- [EXERCISE TASK]
Extract, in full, the lines below, beginning at the first and ending with the line that contains "0.00018, 0.00014, 0.00014]". Pictures do not belong in the copy.

- [THE DATA]
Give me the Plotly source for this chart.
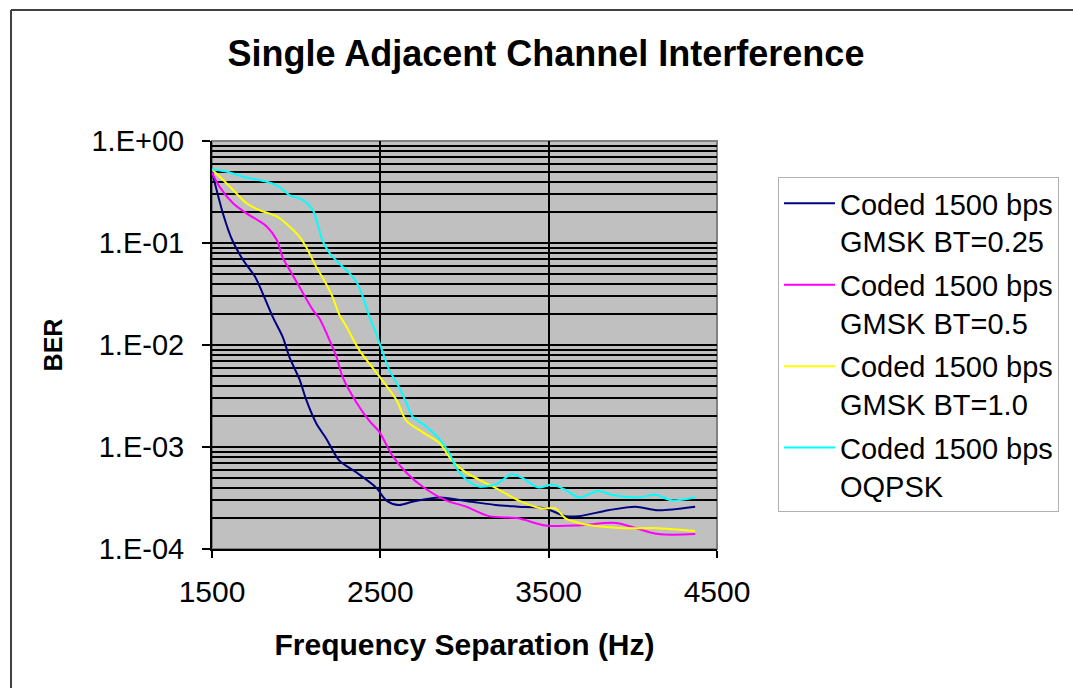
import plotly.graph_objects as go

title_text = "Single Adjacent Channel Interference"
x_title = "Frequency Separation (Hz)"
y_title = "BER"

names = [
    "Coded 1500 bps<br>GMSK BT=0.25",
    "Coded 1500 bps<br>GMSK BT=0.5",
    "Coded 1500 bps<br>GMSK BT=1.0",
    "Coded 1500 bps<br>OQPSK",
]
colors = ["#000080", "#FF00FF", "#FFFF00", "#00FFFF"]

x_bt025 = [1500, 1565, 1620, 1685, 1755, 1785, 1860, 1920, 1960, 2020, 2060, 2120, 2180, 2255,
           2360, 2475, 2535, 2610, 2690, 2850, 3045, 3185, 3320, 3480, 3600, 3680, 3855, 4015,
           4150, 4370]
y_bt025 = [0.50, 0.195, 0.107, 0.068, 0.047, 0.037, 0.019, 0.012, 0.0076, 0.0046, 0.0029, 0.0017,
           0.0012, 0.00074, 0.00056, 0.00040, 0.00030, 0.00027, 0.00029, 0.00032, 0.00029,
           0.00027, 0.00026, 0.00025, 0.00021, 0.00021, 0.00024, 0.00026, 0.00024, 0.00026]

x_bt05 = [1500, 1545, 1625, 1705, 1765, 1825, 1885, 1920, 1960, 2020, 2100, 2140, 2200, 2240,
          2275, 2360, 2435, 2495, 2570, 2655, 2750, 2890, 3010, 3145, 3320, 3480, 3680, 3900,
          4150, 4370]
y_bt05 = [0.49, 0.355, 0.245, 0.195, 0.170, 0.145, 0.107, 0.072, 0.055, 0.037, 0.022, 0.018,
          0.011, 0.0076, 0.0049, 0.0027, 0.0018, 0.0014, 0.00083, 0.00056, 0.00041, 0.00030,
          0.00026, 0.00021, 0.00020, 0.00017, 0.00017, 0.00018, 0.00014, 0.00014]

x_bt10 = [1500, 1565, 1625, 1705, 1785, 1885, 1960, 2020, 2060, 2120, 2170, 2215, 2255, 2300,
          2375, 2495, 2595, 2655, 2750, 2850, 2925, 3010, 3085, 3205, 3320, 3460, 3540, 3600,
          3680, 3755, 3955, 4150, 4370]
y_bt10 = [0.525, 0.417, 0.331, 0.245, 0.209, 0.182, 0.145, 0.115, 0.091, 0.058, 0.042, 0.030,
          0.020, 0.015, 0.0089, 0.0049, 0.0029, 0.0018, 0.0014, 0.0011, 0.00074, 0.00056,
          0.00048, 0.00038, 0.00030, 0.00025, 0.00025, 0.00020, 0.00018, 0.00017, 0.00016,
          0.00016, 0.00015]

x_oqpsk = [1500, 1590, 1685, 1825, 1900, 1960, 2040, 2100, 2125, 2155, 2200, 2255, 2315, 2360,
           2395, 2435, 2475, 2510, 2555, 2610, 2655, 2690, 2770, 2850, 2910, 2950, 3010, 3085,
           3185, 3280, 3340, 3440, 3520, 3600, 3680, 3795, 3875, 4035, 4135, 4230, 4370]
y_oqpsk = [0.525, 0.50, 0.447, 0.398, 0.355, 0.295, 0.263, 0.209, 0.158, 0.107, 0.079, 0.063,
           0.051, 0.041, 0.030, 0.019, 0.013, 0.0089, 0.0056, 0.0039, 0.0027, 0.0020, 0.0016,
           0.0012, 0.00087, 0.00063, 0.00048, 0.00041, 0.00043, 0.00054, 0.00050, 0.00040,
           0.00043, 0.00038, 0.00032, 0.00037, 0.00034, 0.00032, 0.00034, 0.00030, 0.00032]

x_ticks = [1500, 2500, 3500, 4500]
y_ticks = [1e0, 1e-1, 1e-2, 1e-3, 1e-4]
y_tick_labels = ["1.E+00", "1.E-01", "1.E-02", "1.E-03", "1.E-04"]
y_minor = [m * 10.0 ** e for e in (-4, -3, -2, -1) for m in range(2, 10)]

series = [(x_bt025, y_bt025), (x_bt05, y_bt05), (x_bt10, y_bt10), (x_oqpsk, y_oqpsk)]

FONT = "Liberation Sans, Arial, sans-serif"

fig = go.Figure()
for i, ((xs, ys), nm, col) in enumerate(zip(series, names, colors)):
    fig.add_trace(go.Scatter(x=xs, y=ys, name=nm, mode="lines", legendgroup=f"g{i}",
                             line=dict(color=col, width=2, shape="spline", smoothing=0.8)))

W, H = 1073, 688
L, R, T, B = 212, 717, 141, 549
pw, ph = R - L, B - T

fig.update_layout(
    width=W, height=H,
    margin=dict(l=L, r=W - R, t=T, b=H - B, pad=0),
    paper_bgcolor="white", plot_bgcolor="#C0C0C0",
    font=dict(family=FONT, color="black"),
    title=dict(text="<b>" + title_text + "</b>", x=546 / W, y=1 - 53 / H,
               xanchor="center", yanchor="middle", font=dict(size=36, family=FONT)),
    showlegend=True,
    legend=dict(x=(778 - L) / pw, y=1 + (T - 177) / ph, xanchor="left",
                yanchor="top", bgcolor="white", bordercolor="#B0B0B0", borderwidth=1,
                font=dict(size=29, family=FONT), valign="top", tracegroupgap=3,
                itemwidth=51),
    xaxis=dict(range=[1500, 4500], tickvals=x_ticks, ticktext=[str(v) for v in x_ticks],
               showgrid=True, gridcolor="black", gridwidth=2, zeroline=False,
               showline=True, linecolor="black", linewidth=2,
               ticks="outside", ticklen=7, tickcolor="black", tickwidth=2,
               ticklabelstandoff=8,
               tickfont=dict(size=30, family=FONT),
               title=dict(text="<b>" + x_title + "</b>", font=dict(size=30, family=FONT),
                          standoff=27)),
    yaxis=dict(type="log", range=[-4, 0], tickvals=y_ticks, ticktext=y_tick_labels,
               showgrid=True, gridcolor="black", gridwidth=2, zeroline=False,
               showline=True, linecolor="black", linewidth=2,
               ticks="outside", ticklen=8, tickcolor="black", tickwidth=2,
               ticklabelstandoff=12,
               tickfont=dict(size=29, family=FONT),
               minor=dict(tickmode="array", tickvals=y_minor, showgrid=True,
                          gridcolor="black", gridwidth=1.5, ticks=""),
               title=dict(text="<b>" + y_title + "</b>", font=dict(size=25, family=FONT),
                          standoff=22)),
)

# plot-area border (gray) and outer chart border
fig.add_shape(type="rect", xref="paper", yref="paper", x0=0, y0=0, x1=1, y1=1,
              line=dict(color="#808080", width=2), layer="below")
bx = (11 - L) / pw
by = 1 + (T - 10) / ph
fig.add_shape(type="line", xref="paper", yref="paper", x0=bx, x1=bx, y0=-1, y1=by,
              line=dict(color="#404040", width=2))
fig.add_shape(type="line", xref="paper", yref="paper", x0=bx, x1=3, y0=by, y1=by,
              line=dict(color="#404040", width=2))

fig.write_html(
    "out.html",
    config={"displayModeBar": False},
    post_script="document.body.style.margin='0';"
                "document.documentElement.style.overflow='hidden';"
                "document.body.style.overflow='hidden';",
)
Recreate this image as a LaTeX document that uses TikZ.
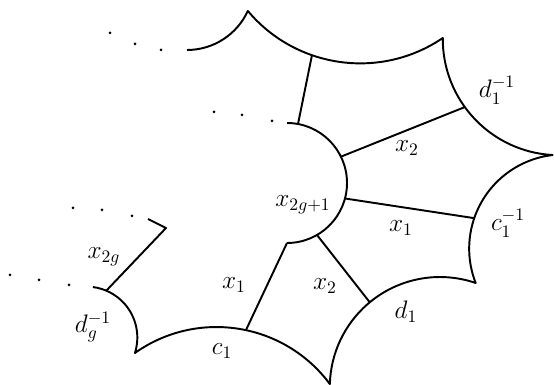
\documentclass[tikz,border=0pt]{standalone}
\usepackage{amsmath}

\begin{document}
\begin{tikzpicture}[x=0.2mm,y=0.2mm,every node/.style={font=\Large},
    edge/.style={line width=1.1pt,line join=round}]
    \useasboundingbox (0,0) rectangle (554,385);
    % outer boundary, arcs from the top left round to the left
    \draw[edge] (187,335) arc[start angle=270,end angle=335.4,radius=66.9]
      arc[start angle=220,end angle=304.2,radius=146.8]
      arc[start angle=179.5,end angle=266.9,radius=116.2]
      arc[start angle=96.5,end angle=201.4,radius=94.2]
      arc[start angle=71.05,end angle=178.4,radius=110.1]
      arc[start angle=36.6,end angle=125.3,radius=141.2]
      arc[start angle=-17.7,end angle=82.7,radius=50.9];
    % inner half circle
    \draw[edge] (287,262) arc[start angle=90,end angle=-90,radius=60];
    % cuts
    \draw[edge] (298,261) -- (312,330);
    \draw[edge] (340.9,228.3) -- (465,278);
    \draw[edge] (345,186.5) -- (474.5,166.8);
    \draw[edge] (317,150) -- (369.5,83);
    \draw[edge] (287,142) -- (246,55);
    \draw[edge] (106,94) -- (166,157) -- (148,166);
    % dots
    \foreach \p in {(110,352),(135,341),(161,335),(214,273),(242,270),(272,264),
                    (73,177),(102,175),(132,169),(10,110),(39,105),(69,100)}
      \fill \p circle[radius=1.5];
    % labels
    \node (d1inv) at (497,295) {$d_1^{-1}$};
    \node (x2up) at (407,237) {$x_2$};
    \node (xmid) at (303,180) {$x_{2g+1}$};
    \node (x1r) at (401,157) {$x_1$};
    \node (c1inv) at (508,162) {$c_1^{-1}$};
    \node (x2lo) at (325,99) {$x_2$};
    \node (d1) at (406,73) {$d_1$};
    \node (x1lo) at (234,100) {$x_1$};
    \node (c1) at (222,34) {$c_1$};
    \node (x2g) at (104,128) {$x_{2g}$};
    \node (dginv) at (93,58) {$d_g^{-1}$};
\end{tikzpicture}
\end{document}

- [ANSWER BELOW]
Give me the Plotly source for this chart.
import plotly.graph_objects as go

title_text = "Single Adjacent Channel Interference"
x_title = "Frequency Separation (Hz)"
y_title = "BER"

names = [
    "Coded 1500 bps<br>GMSK BT=0.25",
    "Coded 1500 bps<br>GMSK BT=0.5",
    "Coded 1500 bps<br>GMSK BT=1.0",
    "Coded 1500 bps<br>OQPSK",
]
colors = ["#000080", "#FF00FF", "#FFFF00", "#00FFFF"]

x_bt025 = [1500, 1565, 1620, 1685, 1755, 1785, 1860, 1920, 1960, 2020, 2060, 2120, 2180, 2255,
           2360, 2475, 2535, 2610, 2690, 2850, 3045, 3185, 3320, 3480, 3600, 3680, 3855, 4015,
           4150, 4370]
y_bt025 = [0.50, 0.195, 0.107, 0.068, 0.047, 0.037, 0.019, 0.012, 0.0076, 0.0046, 0.0029, 0.0017,
           0.0012, 0.00074, 0.00056, 0.00040, 0.00030, 0.00027, 0.00029, 0.00032, 0.00029,
           0.00027, 0.00026, 0.00025, 0.00021, 0.00021, 0.00024, 0.00026, 0.00024, 0.00026]

x_bt05 = [1500, 1545, 1625, 1705, 1765, 1825, 1885, 1920, 1960, 2020, 2100, 2140, 2200, 2240,
          2275, 2360, 2435, 2495, 2570, 2655, 2750, 2890, 3010, 3145, 3320, 3480, 3680, 3900,
          4150, 4370]
y_bt05 = [0.49, 0.355, 0.245, 0.195, 0.170, 0.145, 0.107, 0.072, 0.055, 0.037, 0.022, 0.018,
          0.011, 0.0076, 0.0049, 0.0027, 0.0018, 0.0014, 0.00083, 0.00056, 0.00041, 0.00030,
          0.00026, 0.00021, 0.00020, 0.00017, 0.00017, 0.00018, 0.00014, 0.00014]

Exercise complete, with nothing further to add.